We all have one, is yours controlling you?
- Dani Clayton

- Feb 18, 2018
- 4 min read

Lately I've been doing a lot of looking within, so that I may heal the parts of me that are calling out for healing. I've found quite a few "selves" that feel neglected.
A self will pop up for me to shine a light on, so that I may acknowledge it and give it the love it so desperately craves.
So many of us, myself included, have spent most of our lives avoiding our shadows, our "less than" parts that society tells us are "bad".
There are so many groups who proclaim it is unnecessary to "go there", and to just focus on the "good". This has never resonated with me. For some strong reason I have always felt that avoiding the "bad" stuff was completely incorrect. I am not talking about wallowing and/or living in a victim type mentality. I am talking about being brave. I am talking about trusting in the Universe. I'm talking about finally loving yourself enough to go where you never thought you could and look at all the parts of yourself you've carefully tucked away.
Easier said than done! Don't I know it. I've spent the better part of my life running from my "less than desirable selves". Which by the way only prompts them to be out of control. If you get to know me you will realize that I usually don't run from much. I learned long ago that running from issues was a waste of time, so I decided to head my problems head on. Except, my shadow. My shadow was too scary and to admit that I carried around "bad" selves was way too unsettling for me. Of course being who I am this created quite the conflict inside me.
I have found that there are selves that walk the tightrope between "good" and "bad" and one of them, for me, is the judge. There are others, but for now lets choose this one.
For me, wrapping my mind around my judge was difficult. I've tried justifying "him" (our different selves can be male or female) to make myself feel better. At times I've berated him because he brought up feelings of guilt for judging someone just because I felt righteous and superior. I feel strong when I judge because it makes me feel good to be right, and then I feel horrible because I want to make someone else wrong.
If you can let go of judgment (no pun intended) and really just look at the judge for who he/she is, and how he/she serves you, you will see that the judge is an important part of all our lives. Most may think there is no good in the judge, always having to be right. Let me shine some light on that.
Who gives you strength when you feel small or pushed aside? Who is there for you when you need to make a decision, and makes you look at the "good" side of things, or the "bad" and helps you choose the right thing for you?
Of course we all have the capability to let this self get out of control. When we feel less than, we can get swallowed into judging everyone and everything so as to make ourselves feel better. We can also let the judge get carried away when we feel powerful in who we are and judge those who do not see things the way we do.

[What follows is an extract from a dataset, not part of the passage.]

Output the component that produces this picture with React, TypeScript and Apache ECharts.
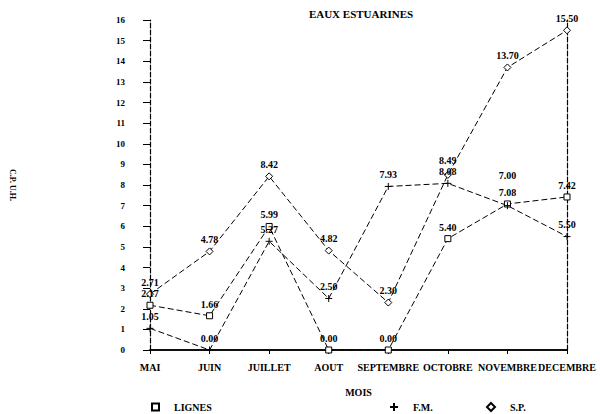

My reason for this post is to help you become aware of how you spend your day. Do you allow that others are not at your level of learning or growing, or that you may not be at theirs? Do find yourself completely exhausted after going on a rant to make someone else "wrong"? Do you spend a good part of the day, telling yourself you are bad for judging others?
I'm here to tell you this, your judge is not "good" or "bad", your judge just IS. You have the free will to choose how to use him/her. You can accept that you have this very strong self within, that you may call on in times when you need to make difficult decisions.
Let me offer you this bit of insight. If you have a judge that you feel is out of control, he/she may just be a self that is calling out for your attention. Offer the judge your appreciation for always being there for you, for always helping you feel stronger when you felt weak.
When you find a self that seems out of control, it is merely reaching out to you for attention. Our out of control selves are a lot like a child who throws a tantrum, the child is doing what it does to get attention.
When you are in the healing process, selves you didn't know existed will pop up, most of them have been hidden in your shadow, for most of your life.
Everyone's healing process is different. I will say this, no one is fully healed until they are willing to go into their shadow. Life is all about the ups and downs, and how you handle them. Avoiding one whole part of who you are will never allow you to fully live.
I have done my greatest healing by going into my shadow. I have made friends with, and offered unconditional love to my shadow selves, and I am beginning to see the world in an entirely different way. I feel peace that one can only feel when they love all of who they are.